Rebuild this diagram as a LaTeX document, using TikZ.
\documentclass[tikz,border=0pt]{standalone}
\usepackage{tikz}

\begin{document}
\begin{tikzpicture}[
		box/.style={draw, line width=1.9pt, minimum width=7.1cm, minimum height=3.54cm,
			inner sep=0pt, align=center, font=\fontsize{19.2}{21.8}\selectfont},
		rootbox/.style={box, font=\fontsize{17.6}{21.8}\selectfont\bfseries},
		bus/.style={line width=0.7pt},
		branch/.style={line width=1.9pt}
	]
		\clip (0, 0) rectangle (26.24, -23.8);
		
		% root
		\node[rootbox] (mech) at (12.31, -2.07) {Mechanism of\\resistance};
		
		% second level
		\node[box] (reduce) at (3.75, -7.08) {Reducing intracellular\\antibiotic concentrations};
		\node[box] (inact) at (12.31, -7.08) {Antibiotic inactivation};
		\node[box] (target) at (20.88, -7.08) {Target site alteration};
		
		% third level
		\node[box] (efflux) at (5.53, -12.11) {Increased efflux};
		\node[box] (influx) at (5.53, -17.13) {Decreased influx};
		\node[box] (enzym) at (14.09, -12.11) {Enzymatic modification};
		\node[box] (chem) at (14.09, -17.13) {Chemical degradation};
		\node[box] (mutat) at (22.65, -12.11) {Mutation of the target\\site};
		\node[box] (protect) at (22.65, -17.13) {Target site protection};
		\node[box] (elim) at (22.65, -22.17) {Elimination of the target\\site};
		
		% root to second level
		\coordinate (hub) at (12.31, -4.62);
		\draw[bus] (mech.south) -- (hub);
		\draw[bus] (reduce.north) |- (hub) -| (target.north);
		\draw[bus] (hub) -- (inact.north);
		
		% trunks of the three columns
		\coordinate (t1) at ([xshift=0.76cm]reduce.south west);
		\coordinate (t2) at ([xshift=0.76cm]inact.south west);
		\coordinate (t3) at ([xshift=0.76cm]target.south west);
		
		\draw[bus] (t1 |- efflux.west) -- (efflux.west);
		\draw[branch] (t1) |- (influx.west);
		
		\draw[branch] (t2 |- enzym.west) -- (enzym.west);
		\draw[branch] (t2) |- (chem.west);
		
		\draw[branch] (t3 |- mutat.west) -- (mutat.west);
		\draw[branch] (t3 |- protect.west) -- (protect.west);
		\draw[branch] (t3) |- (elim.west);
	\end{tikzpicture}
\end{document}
-=-=-=-=-
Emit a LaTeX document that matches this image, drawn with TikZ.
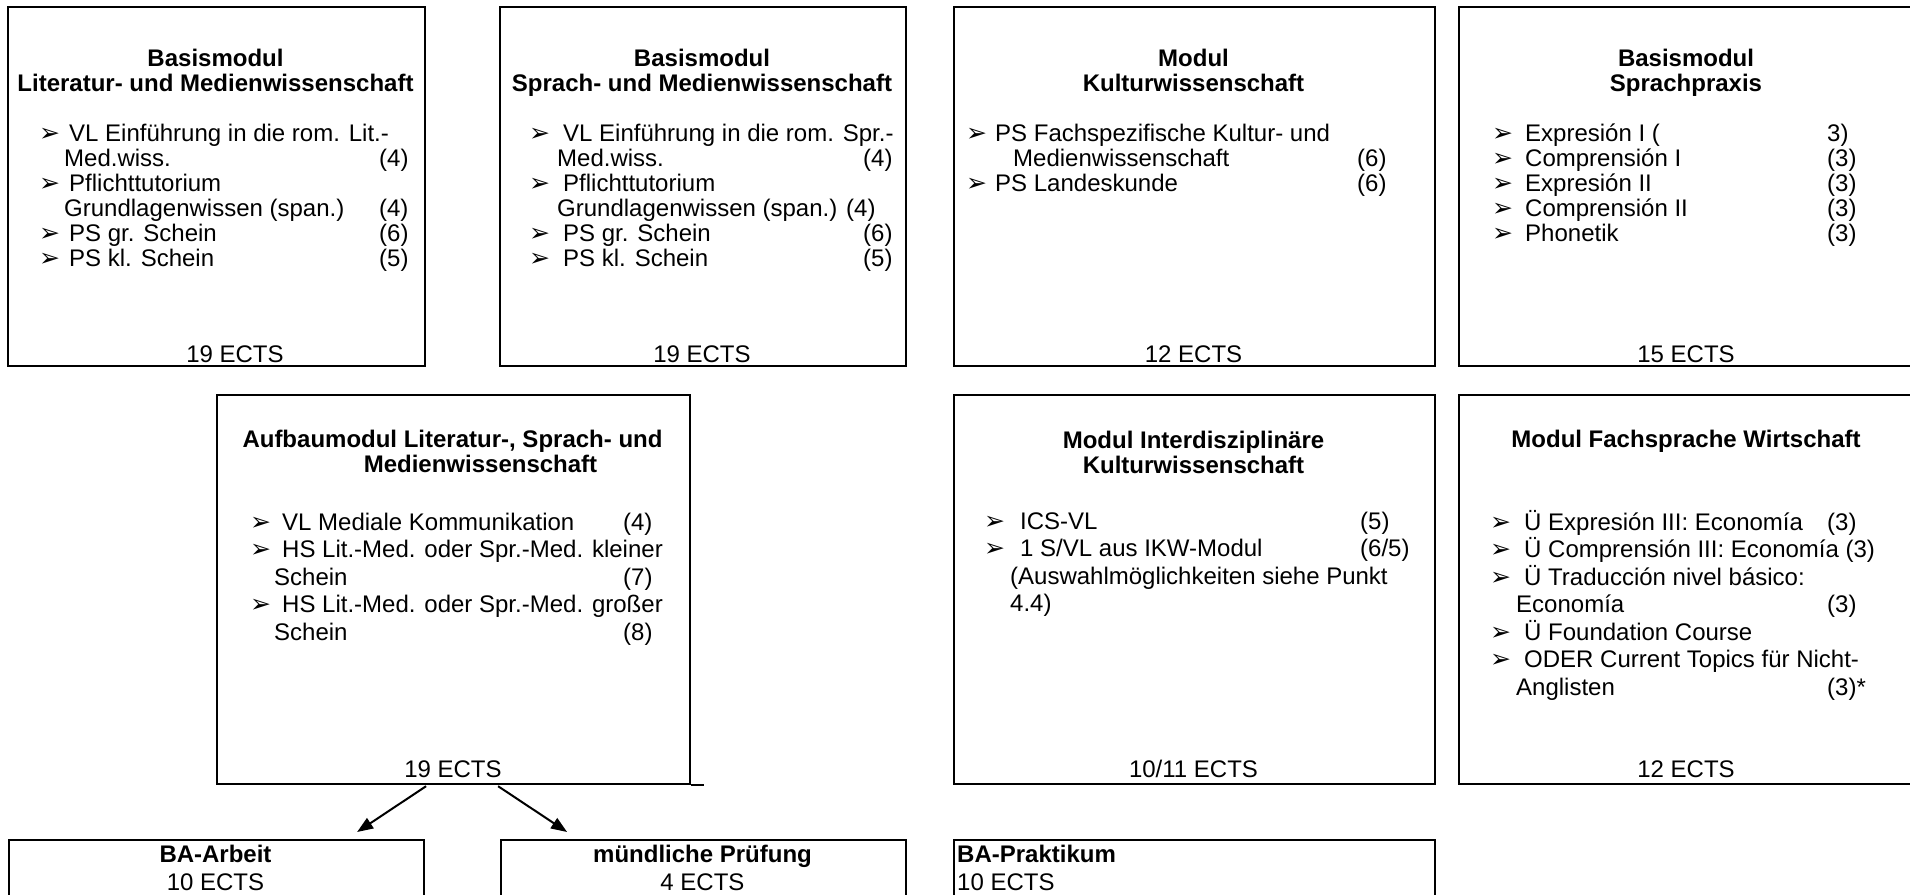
-=-=-=-=-
▶ [Instructions to follow] Give only a number: how many lines of the data hold the string "this"?

▶ [Exercise answer] 2